When she turned and saw her present she was thrilled and told us so. I keyed up some songs she'd asked to hear and asked which one she would like to listen to first. While she was making her selection, the dress I had set aside caught my eye and I went over to it and slipped it on. The dress was a perfect fit. I loved the way the wool hugged my waist and the way the fullness of the taffeta skirt flared out around my legs.


My mother handed me a recording by Jo Stafford titled, “You Belong To Me.” The song, I learned that day, was my mother's favorite. The year was 1944, she had been 21. The music began with very nostalgic-sounding horns and Stafford's sad and sweet voice singing: "See the pyramids along the Nile..." and my mother said to me, "Oh Heather, listen to the lyrics." It was a World War II song about American boys off fighting for their country across the ocean. I looked at her face, now full of emotion, eyes staring into the device, as though she could see through it to another time long ago - to the place she had been when the song was her own.


I turned to walk out and listen to the lyrics in the next room, and as I did I looked over my shoulder at my father. He was standing near my mother, further back, feet apart, both hands in his hip pockets, head cocked to one side, with a crooked smile on his lips, also staring into the device, seeing another place and time.


I went into the other room, wearing my mother's dress. It was sophisticated and elegant. I wondered at the perfect fit and realized it was so because we had figures that were remarkably alike. Looking down at my bare feet, I began to twirl in slow circles. I wasn't yet a part of the world when that had been their song, and so I gave them a moment alone in their reverie.
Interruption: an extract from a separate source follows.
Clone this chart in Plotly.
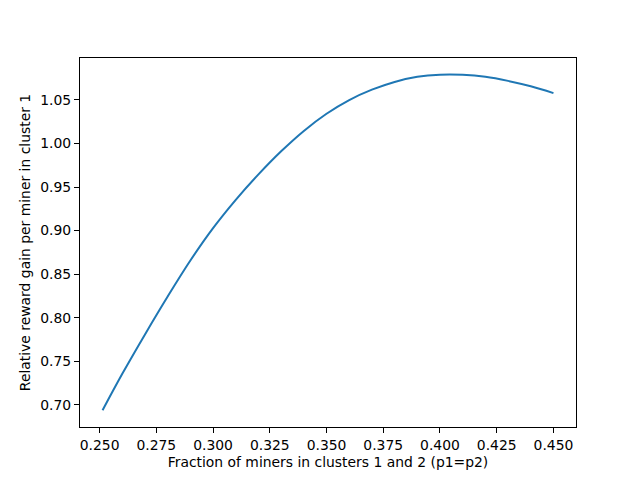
import plotly.graph_objects as go

# fraction of miners in clusters 1 and 2 (p1 = p2)
fraction = [0.2513, 0.26, 0.27, 0.28, 0.29, 0.30, 0.31, 0.32, 0.33, 0.34, 0.35,
            0.36, 0.37, 0.38, 0.39, 0.40, 0.41, 0.42, 0.43, 0.44, 0.45]
# relative reward gain per miner in cluster 1
gain = [0.6939, 0.7357, 0.7809, 0.8244, 0.8657, 0.9028, 0.9353, 0.9645, 0.9910, 1.0144, 1.0341,
        1.0498, 1.0617, 1.0706, 1.0764, 1.0788, 1.0787, 1.0765, 1.0718, 1.0656, 1.0578]

xticks = [0.25, 0.275, 0.30, 0.325, 0.35, 0.375, 0.40, 0.425, 0.45]
yticks = [0.70, 0.75, 0.80, 0.85, 0.90, 0.95, 1.00, 1.05]

fig = go.Figure()
fig.add_trace(go.Scatter(x=fraction, y=gain, mode="lines", line_shape="spline",
                         line=dict(color="#1f77b4", width=2)))

# matplotlib-like 5% padding around the data
xspan = max(fraction) - min(fraction)
yspan = max(gain) - min(gain)

axis_style = dict(showline=True, mirror=True, linecolor="black", linewidth=1,
                  ticks="outside", ticklen=5, tickwidth=1, tickcolor="black",
                  showgrid=False, zeroline=False, automargin=False,
                  tickfont=dict(size=13.9, color="black"))

# the page body adds ~8px, so margins are shifted up/left by that much
fig.update_layout(
    width=640, height=480,
    margin=dict(l=72, r=72, t=50, b=61),
    paper_bgcolor="white", plot_bgcolor="white",
    font=dict(family="DejaVu Sans", size=13.9, color="black"),
    showlegend=False,
    xaxis=dict(range=[min(fraction) - 0.05 * xspan, max(fraction) + 0.05 * xspan],
               tickvals=xticks, tickformat=".3f",
               title=dict(text="Fraction of miners in clusters 1 and 2 (p1=p2)",
                          font=dict(size=13.9), standoff=5),
               **axis_style),
    yaxis=dict(range=[min(gain) - 0.05 * yspan, max(gain) + 0.05 * yspan],
               tickvals=yticks, tickformat=".2f",
               title=dict(text="Relative reward gain per miner in cluster 1",
                          font=dict(size=13.9), standoff=6),
               **axis_style),
)

fig.write_html("out.html")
I heard Jo Stafford sing: "Fly the ocean in your silver plane...see the jungle when it's wet with rain," still twirling in my mother's dress of 50 years ago, in the living room in which they raised me. I began to imagine what surely they must have been remembering in the room next to me. In my mind, cloudy, foggy, images began to appear.


I saw my young, handsome, brave father, in his pilot's uniform, flying the ocean in his silver plane he named "The Nita Nell". I saw him grim and serious, living through the times that made him a medaled war hero. I thought of how those moments must have affected what he was to become, and what he is today. I imagine my young mother, sitting in the dress I was now wearing, thinking of my father, afraid for him. Both of them young, beautiful and in love. Being brave for their brave and beautiful country that was younger and purer, as well. I thought of how the houses must have been quieter and darker then, waiting for news from their boys, so far away.


Then, for just a moment I was my father. Travelling the world, waking up in the middle of the night in nervous anticipation of that day's assignment and wondering if I would awaken the following day. For just a moment, I was my mother. Shy and lonely, pretty and fun, wondering when I would see him next. Sharing the same fears with worlds between us. I was her for a second, in her dress, listening to her song, imagining him: "Seeing the marketplace in old Algiers, waiting for photographs and souvenirs."


For just a moment I knew what it was like to be both of them-on separate sides of the world- and I realized it is because I am both of my parents. A little of the light that shines in me, is he, is she. For a moment I wished the world could be a little simpler, as it must have been then. I thought how grateful I am to be the daughter of these two fine people, and what a good life they have provided for me and the sacrifices they continued to make.


As the song ended, I felt the gentle tap of reality on my shoulder. I was sorry because I had enjoyed my trip back to 1944. It felt good there. Standing alone-in the middle of the room-the house quiet now - 2020 surrounding me once again. I walked back into the room in which I'd left my parents, knowing them better now. Knowing how fortunate I am that They Belong To Me.


*Note: The late Oakley Waite flew 35 missions in Europe during WWII and retired as a homicide investigator with the Orange County Sheriffs Department; Nita Waite was executive director of United Cerebral Palsy, Orange County before her death in 2019. Heather is a freelance writer.